Remembering some of my writers' conference in New York

      While I was at a writers' conference in  Hamilton, New York, in June, the husband sent me an email that he couldn't open his hotmail account. Now how was I supposed to help with that? It asked me a bunch of questions for secret passwords and special questions I didn't know about, or what was the subject of his recent emails--- how am I supposed to know that? Since we didn't have a phone to share, I sent him and his brothers and sister-in-law messages over Facebook. I think they eventually informed him I was trying to contact him, and through the Facebook account of his I "messaged" when to pick me up on that Thursday.
     On the third day at the writers' conference at Colgate U. I finally got to use the umbrella I had been carrying around. It was wet and the big white pine across from my window gently swayed in the wind.
     Greg Ames' reading about a older professor trying to challenge his students to many things (including arm wrestling) was hilarious. He also spoke at length about magic realism and fabulism, Kafka and Gabriel Garcia Marquez, the latter of whom read Kafka and thought you "weren't allowed" to write like that. We also read Aimee Bender's "Rememberer", a fabulistic tale, where you change just one thing, her boyfriend devolving from a person into an amoeba she puts into the sea.
I don't know if I can write like that, but it seems I can have a flair for humor, probably more than for the serious, except in the case of nonfiction. I'd love to get a nonfiction book deal!

Sunday, July 13, 2014

Sort of off the Right Track (Story of my life)

      One never knows about life's turns. We obviously took the "wrong" turn (a right to incorrect directions from this young guy at the tubing place on the river, who obviously has no idea where "Kentland Farms" and the river put-in is) and found ourselves taking all these turns away from the river. We were planning to meet up with fellow Master Naturalists and canoe the New, and then go to a picnic at the end of the route. But the spouse was tired and after driving around there and back (like 90 minutes of our time) he said he was tired and didn't want to just go to the picnic.
    It would have been a good diversion. I spoke on the phone the other day with my oldest sister -- what  happens in Vegas, will not "stay" in Vegas. My mother has 2 grown children hanging off of her and when she passes, a big chunk of change will be gone and they will expect us to fill it back in.

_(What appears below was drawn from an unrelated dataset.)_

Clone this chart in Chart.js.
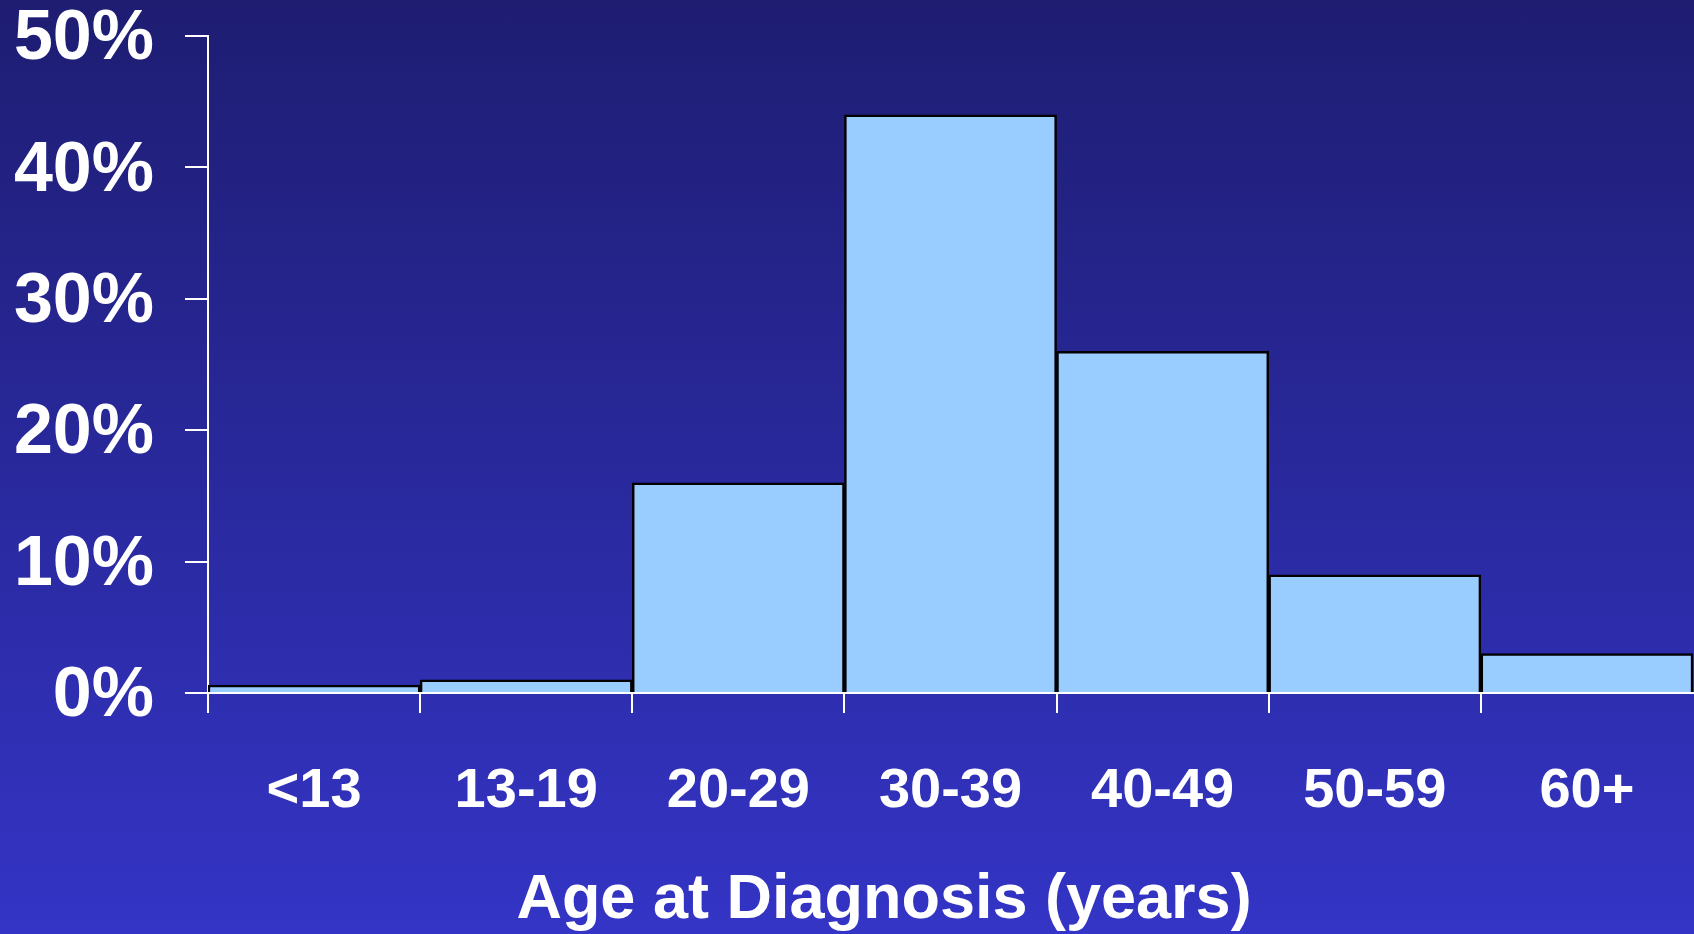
<!DOCTYPE html>
<html>
<head>
<meta charset="utf-8">
<script src="https://cdn.jsdelivr.net/npm/chart.js@4"></script>
<style>
  html, body { margin: 0; padding: 0; }
  body {
    width: 1694px; height: 934px; overflow: hidden;
    background: linear-gradient(to bottom, #1e1d72, #3434c6);
  }
  #wrap { position: relative; width: 1694px; height: 934px; }
</style>
</head>
<body>
<div id="wrap"><canvas id="ageChart"></canvas></div>
<script>
// age groups and share of cases (%)
const ageGroups = ['<13', '13-19', '20-29', '30-39', '40-49', '50-59', '60+'];
const sharePct = [0.6, 1.0, 16, 44, 26, 9, 3];
const yTicks = [0, 10, 20, 30, 40, 50];
const xTitle = 'Age at Diagnosis (years)';

const FONT = '"Liberation Sans", Arial, Helvetica, sans-serif';

// axis title drawn off-centre like in the slide
const titlePlugin = {
  id: 'xTitle',
  afterDraw(chart) {
    const ctx = chart.ctx;
    ctx.save();
    ctx.fillStyle = '#ffffff';
    ctx.font = 'bold 63px ' + FONT;
    ctx.textAlign = 'center';
    ctx.textBaseline = 'alphabetic';
    ctx.fillText(xTitle, 884, 918);
    ctx.restore();
  }
};

new Chart(document.getElementById('ageChart'), {
  type: 'bar',
  data: {
    labels: ageGroups,
    datasets: [{
      data: sharePct,
      backgroundColor: '#99ccff',
      borderColor: '#000000',
      borderWidth: 2.5,
      barPercentage: 1,
      categoryPercentage: 1
    }]
  },
  options: {
    responsive: true,
    maintainAspectRatio: false,
    animation: false,
    layout: { padding: { top: 36, left: 14, right: 1, bottom: 114 } },
    plugins: { legend: { display: false }, tooltip: { enabled: false } },
    scales: {
      x: {
        z: 1,
        afterFit(scale) { scale.height = 127; },
        grid: {
          offset: true,
          drawOnChartArea: false,
          drawTicks: true,
          tickLength: 20,
          // no tick at the far right end
          color: c => c.type === 'tick' ? '#ffffff' : 'rgba(0,0,0,0)',
          lineWidth: 2
        },
        border: { color: '#ffffff', width: 2 },
        ticks: {
          color: '#ffffff',
          padding: 45,
          font: { family: FONT, size: 56, weight: 'bold' },
          maxRotation: 0
        }
      },
      y: {
        min: 0,
        max: 50,
        afterBuildTicks(scale) {
          scale.ticks = yTicks.map(v => ({ value: v }));
        },
        afterFit(scale) {
          scale.width = 194;
          scale.paddingTop = 0;
          scale.paddingBottom = 0;
        },
        grid: {
          drawOnChartArea: false,
          drawTicks: true,
          tickLength: 23,
          color: '#ffffff',
          lineWidth: 2
        },
        border: { color: '#ffffff', width: 2 },
        ticks: {
          color: '#ffffff',
          padding: 31,
          labelOffset: 4,
          font: { family: FONT, size: 70, weight: 'bold', lineHeight: 1 },
          callback: v => v + '%'
        }
      }
    }
  },
  plugins: [titlePlugin]
});
</script>
</body>
</html>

Well, the husband is not about to agree to this. It is stressful thinking about the chaos that will ensue after she dies. I can't even have a decent conversation with the 2 siblings in Vegas, and my mother refuses to live closer to me here. What a mess.
    But I also gotten "off track" with regards to writing my novel. I need to do something as one day the leaches will be demanding more so I need to make some more. Hopefully my mother will be around long enough that I can make some money writing and be a little help later on.

Friday, July 11, 2014

Visiting Roanoke's Taubman and R. U.

                                                         Taubman Musem, Roanoake, VA

      So,  having visitors, especially one with an injury, can present challenges. My son's girlfriend Stephanie had injured herself slipping at the area's well known "Cascades Falls," causing her to break a foot. So trying to manuever around after that wasn't that easy. We went to a movie, she went to Urgent Care and presented her Obamacare card, then we wanted to do something more active, like visit R. U. campus and go around the Taubman Museum in Roanoke. Luckily, both places  had a wheelchair we could "borrow," which was very convenient. We left the crutches with them and returned the crutches for the wheelchair later.
     And the Taubman, which is hugely airy,  had an elevator that easily got us to the second floor. On display in two big rooms were the oils of Bill Rutherfoord. He painted a lot of interesting animals from stories, such as Brer rabbit, Brer fox and Brer bear, I guess to symbolize the old South. There were also very bright colors and other things that represented corporate America, such as a boat and pelican sinking symbolizing the Gulf Oil Spill. Son Zeb said you just throw in whatever you want and say what you want it to symbolize. I didn't get the painting the side sign said was his dad looking pained because his father was a minister and the Catholic Church was giving him a hard time. In the South? I don't believe that, or his assertion in a video embedded in the wall that said the South doesn't really exist anymore. A traditional South with servants and slaves may be gone, but I think some elements still remain.
     The Taubman also had jeweled bags and tiny statues on display behind glass, some Impressionists' works, and some very traditional oils and abstract work. A fairly good variety.
We didn't have time to go to the third floor and I think the post cards, at  $1.00, were a little expensive. But the wheelchair was very convenient and Zeb pushed his girlfriend through the whole exhibition and got a workout too.